Sierra Leone, the nation worst affected by Ebola after Liberia, could do with some good news.
As if the official statistics weren’t bad enough, experts including the World Health Organization (WHO), believe the real death toll could be up to three times higher. Clinical director Santigo Seasey presents his survivors to dignitaries including Sierra Leone’s First Lady Sia Koroma.
The youngest, just two years old, is picked up by his big brother. His mother is recovering too but the father remains in the “red zone” for the most acute cases of the contagion.
Appalling statistics
The oldest of the Ebola survivors’ group is 60, while the majority are aged between 20 and 35. Each is extraordinary lucky to have beaten a virus estimated to be leaving 70 percent of those it infects dead. Koroma hailed the successes that can be achieved through “discipline and respect for laws” in the fight against against an epidemic of “appalling statistics”.
“Yes, Ebola kills — but you have received treatment and now you are well. You are ambassadors,” she tells them. Experts believe Ebola survivors are immune to future infection of the same species of the virus, but amid the joy there is no room for complacency.

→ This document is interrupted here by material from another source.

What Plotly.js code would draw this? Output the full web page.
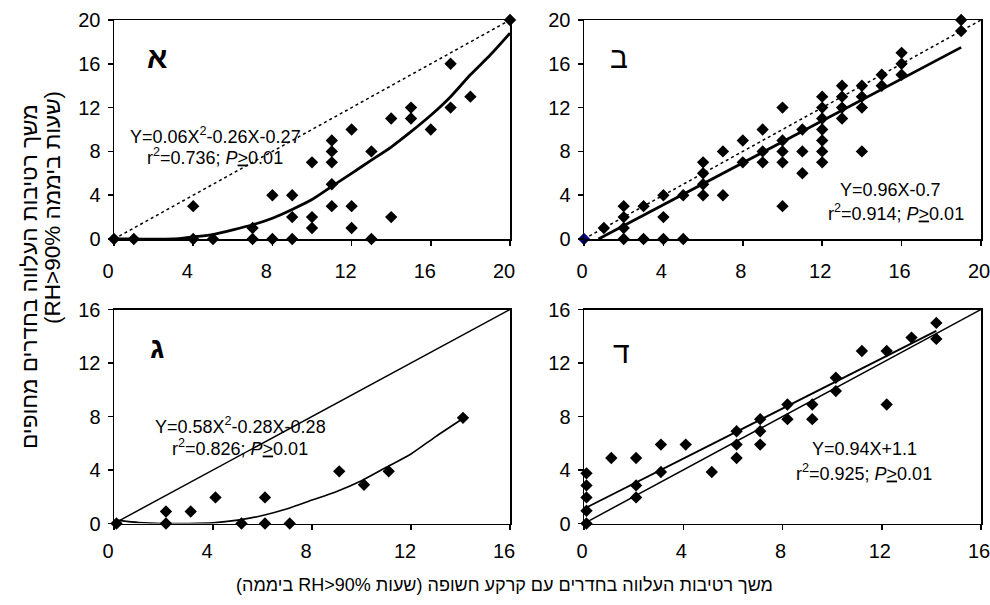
<!DOCTYPE html>
<html>
<head>
<meta charset="utf-8">
<script src="https://cdn.plot.ly/plotly-3.0.1.min.js"></script>
<style>html,body{margin:0;padding:0;background:#fff;}#chart{width:990px;height:605px;}</style>
</head>
<body>
<div id="chart"></div>
<script>
// ---------- DATA ----------
// Panel א
const aX = [0,1,4,4,5,7,7,8,8,9,9,9,10,10,10,11,11,11,11,11,12,12,12,13,13,14,14,15,15,16,17,17,18,20];
const aY = [0,0,3,0,0,1,0,4,0,4,2,0,7,2,1,9,8,7,5,3,10,3,1,8,0,11,2,12,11,10,16,12,13,20];
const aFitX = [0,1,3,4,5,7,8,9,10,11,12,13,14,15,16,17,18,19,20];
const aFitY = [0,0,0,0.2,0.4,1.3,1.9,2.7,3.6,4.8,6.0,7.2,8.4,9.8,11.3,13.0,15.0,16.8,18.8];
const aDiagX = [0,20];
const aDiagY = [0,20];

// Panel ב
const bX = [0,1,2,2,2,2,3,3,4,4,4,5,5,6,6,6,6,7,7,8,8,9,9,9,10,10,10,10,10,11,11,11,12,12,12,12,12,12,12,13,13,13,13,14,14,14,14,15,15,16,16,16,19,19];
const bY = [0,1,3,2,1,0,3,0,4,2,0,4,0,7,6,5,4,8,4,9,7,10,8,7,12,9,8,7,3,10,8,6,13,12,11,10,9,8,7,14,13,12,11,14,13,12,8,15,14,17,16,15,20,19];
const bFitX = [0.73,19];
const bFitY = [0,17.5];
const bDiagX = [0,20];
const bDiagY = [0,20];

// Panel ג
const cX = [0.1,2.1,2.1,3.1,4.1,5.15,6.1,6.1,7.1,9.1,10.1,11.1,14.1];
const cY = [0,0.9,0,0.9,1.95,0,1.95,0,0,3.9,2.9,3.9,7.9];
const cFitX = [0.1,1,2,3,4,5,6,7,8,9,10,11,12,13,14.1];
const cFitY = [0.25,0.07,0,0,0.05,0.25,0.6,1.1,1.75,2.4,3.2,4.2,5.2,6.5,7.85];
const cDiagX = [0,16];
const cDiagY = [0,16];

// Panel ד
const dX = [0.1,0.1,0.1,0.1,0.1,1.1,2.1,2.1,2.1,3.1,3.1,4.1,5.15,6.15,6.15,6.15,7.1,7.1,7.1,8.2,8.2,9.2,9.2,10.15,10.15,11.2,12.2,12.2,13.2,14.2,14.2];
const dY = [0,0.95,1.95,2.85,3.75,4.9,4.9,2.85,1.95,5.9,3.85,5.9,3.85,6.9,5.9,4.9,7.8,6.9,5.9,8.9,7.8,8.9,7.8,10.9,9.9,12.9,12.9,8.9,13.9,15,13.8];
const dFitX = [0.1,14.2];
const dFitY = [1.2,14.4];
const dDiagX = [0,16];
const dDiagY = [0,16];

const topTicks = [0,4,8,12,16,20];
const botTicks = [0,4,8,12,16];

const panelLabels = ['א','ב','ג','ד'];
const eq1 = ['Y=0.06X<sup>2</sup>-0.26X-0.27','Y=0.96X-0.7','Y=0.58X<sup>2</sup>-0.28X-0.28','Y=0.94X+1.1'];
const eq2 = ['r<sup>2</sup>=0.736; <i>P</i><u>&gt;</u>0.01','r<sup>2</sup>=0.914; <i>P</i><u>&gt;</u>0.01','r<sup>2</sup>=0.826; <i>P</i><u>&gt;</u>0.01','r<sup>2</sup>=0.925; <i>P</i><u>&gt;</u>0.01'];
const yTitle1 = 'משך רטיבות העלווה בחדרים מחופים';
const yTitle2 = '(שעות ביממה RH&gt;90%)';
const xTitle = 'משך רטיבות העלווה בחדרים עם קרקע חשופה (שעות RH&gt;90% ביממה)';

// ---------- LAYOUT HELPERS ----------
const W = 990, H = 605;
const px = x => x / W;
const py = y => 1 - y / H;
const RLE = '\u202B', PDF = '\u202C', RLI = '\u2067', PDI = '\u2069', RLM = '\u200F';
const FONT = 'Liberation Sans, Arial, sans-serif';

function mk(x, y, xa, ya, color) {
  return {x: x, y: y, xaxis: xa, yaxis: ya, type: 'scatter', mode: 'markers', cliponaxis: false,
    marker: {symbol: 'diamond', size: 9.5, color: color || '#000', line: {width: 0}}, hoverinfo: 'skip', showlegend: false};
}
function ln(x, y, xa, ya, w, dash) {
  return {x: x, y: y, xaxis: xa, yaxis: ya, type: 'scatter', mode: 'lines', cliponaxis: false,
    line: {color: '#000', width: w, dash: dash || 'solid', shape: 'spline', smoothing: 0.6}, hoverinfo: 'skip', showlegend: false};
}

const bColors = bX.map((v, i) => i === 0 ? '#000080' : '#000');

const traces = [
  ln(aDiagX, aDiagY, 'x', 'y', 1.5, 'dot'),
  ln(aFitX, aFitY, 'x', 'y', 2.8),
  mk(aX, aY, 'x', 'y'),
  ln(bDiagX, bDiagY, 'x2', 'y2', 1.5, 'dot'),
  ln(bFitX, bFitY, 'x2', 'y2', 2.8),
  mk(bX, bY, 'x2', 'y2', bColors),
  ln(cDiagX, cDiagY, 'x3', 'y3', 1.5),
  ln(cFitX, cFitY, 'x3', 'y3', 1.6),
  mk(cX, cY, 'x3', 'y3'),
  ln(dDiagX, dDiagY, 'x4', 'y4', 1.5),
  ln(dFitX, dFitY, 'x4', 'y4', 1.8),
  mk(dX, dY, 'x4', 'y4')
];

function axis(dom, range, ticks, anchor, standoff, shift) {
  const a = {
    domain: dom, range: range, tickvals: ticks, ticktext: ticks.map(String), anchor: anchor,
    showline: true, linecolor: '#000', linewidth: 1.5, mirror: true,
    ticks: 'outside', ticklen: 5, tickwidth: 1.5, tickcolor: '#000',
    showgrid: false, zeroline: false, fixedrange: true,
    ticklabeloverflow: 'allow',
    tickfont: {family: FONT, size: 20, color: '#000'},
    ticklabelstandoff: standoff
  };
  if (shift) a.ticklabelshift = shift;
  return a;
}

const xL = [px(114), px(510)], xR = [px(584), px(981)];
const yT = [py(239), py(20)], yB = [py(523.5), py(309.5)];

const layout = {
  width: W, height: H,
  margin: {l: 0, r: 0, t: 0, b: 0, pad: 0},
  paper_bgcolor: '#fff', plot_bgcolor: '#fff',
  showlegend: false,
  font: {family: FONT, color: '#000'},
  xaxis: axis(xL, [0, 20], topTicks, 'y', 8, -6),
  yaxis: axis(yT, [0, 20], topTicks, 'x', 3),
  xaxis2: axis(xR, [0, 20], topTicks, 'y2', 8, -2),
  yaxis2: axis(yT, [0, 20], topTicks, 'x2', 3),
  xaxis3: axis(xL, [0, 16], botTicks, 'y3', 4, -6),
  yaxis3: axis(yB, [0, 16], botTicks, 'x3', 3),
  xaxis4: axis(xR, [0, 16], botTicks, 'y4', 4, -2),
  yaxis4: axis(yB, [0, 16], botTicks, 'x4', 3),
  annotations: []
};

const ann = (text, x, y, size, extra) => Object.assign({
  text: text, xref: 'paper', yref: 'paper', x: px(x), y: py(y), xanchor: 'center', yanchor: 'middle',
  showarrow: false, font: {family: FONT, size: size, color: '#000'}
}, extra || {});

// panel letters
const letterPos = [[157, 57, true], [619, 57, false], [157, 347, true], [621, 352, false]];
panelLabels.forEach((t, i) => {
  const p = letterPos[i];
  layout.annotations.push(ann(p[2] ? '<b>' + t + '</b>' : t, p[0], p[1], 30));
});
// equations
const eqPos = [[215, 135, 215, 157], [890, 190, 896, 212], [240, 425, 240, 447], [864, 449, 864, 472]];
eqPos.forEach((p, i) => {
  layout.annotations.push(ann(eq1[i], p[0], p[1], 18));
  layout.annotations.push(ann(eq2[i], p[2], p[3], 18));
});
// axis titles
layout.annotations.push(ann(RLM + RLI + yTitle1 + PDI + RLM, 30, 277, 22.5, {textangle: -90}));
layout.annotations.push(ann(RLM + RLI + yTitle2 + PDI + RLM, 52, 208, 22.5, {textangle: -90}));
layout.annotations.push(ann(RLE + xTitle + PDF, 505, 585, 18));

Plotly.newPlot('chart', traces, layout, {staticPlot: true, displayModeBar: false});
</script>
</body>
</html>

The military leader of the barracks addresses the group in the matter-of-fact manner one might expect from a soldier. “It is your responsibility to prevent other people getting Ebola. Please abstain from sex and — if you cannot — at least use a condom,” he instructs the adults.
Even though the blood of a survivor is no longer infectious, the virus can be transmitted via semen for two to three months after recovery, according to scientists.
Like graduands at a degree ceremony, the survivors cling proudly to their laminated certificates, knowing they are proof that they can re-enter society, and a key to avoiding rejection and stigma. The survivors also get food, hygiene products provided by the UN’s World Food Programme and a small amount of cash to pay for their bus fare home.
Dignified burials
The WHO on Wednesday announced that the global death toll from the outbreak, almost entirely confined to west Africa, had passed the 5,000 mark since Ebola emerged in Guinea in December.
Earlier this week the WHO warned that while Ebola seemed to be under control in some parts of eastern Sierra Leone, cases were “still skyrocketing” in Hastings and Freetown.
“The number of cases is increasing in the west because more and more people are coming to the centres,” health minister Rahmane told AFP.
“But we are now confident. We have reached a peak and it is starting to decline. This message that came out from the WHO was that once you get the virus you die. And now we have proven it’s different.
“Now people are starting to come out, whereas initially people were just hiding and dying, and having nightime burials.”
Dealing with the sick and the dead has become an altogether more compassionate affair compared with the panicked early days of the epidemic.
To reassure families dealing with Ebola, the government has distributed 1,000 mobile phones to patients and their relatives, Rahmane said.
“Now we are making sure (victims) get a safe, dignified burial before people were just taken away in bags, you didn’t know where or when.”
But recovery remains an arduous, frustratingly drawn-out process, explains Komba Songu M’Brina, the centre’s head of care. “Some patients can recover in a week, others in six. And when they get better, they still have to wait for test results,” he says.
Even when they recover, their return home has to be planned carefully and doctors only let them leave in groups.
In the “red zone” separated from the rest of the centre by a buffer zone where staff remove soiled biohazard suits, boots and gloves, four haggard, dazed men wait to be discharged.
Already, four ambulances have driven up, sirens howling, to disgorge new patients who face their own battle.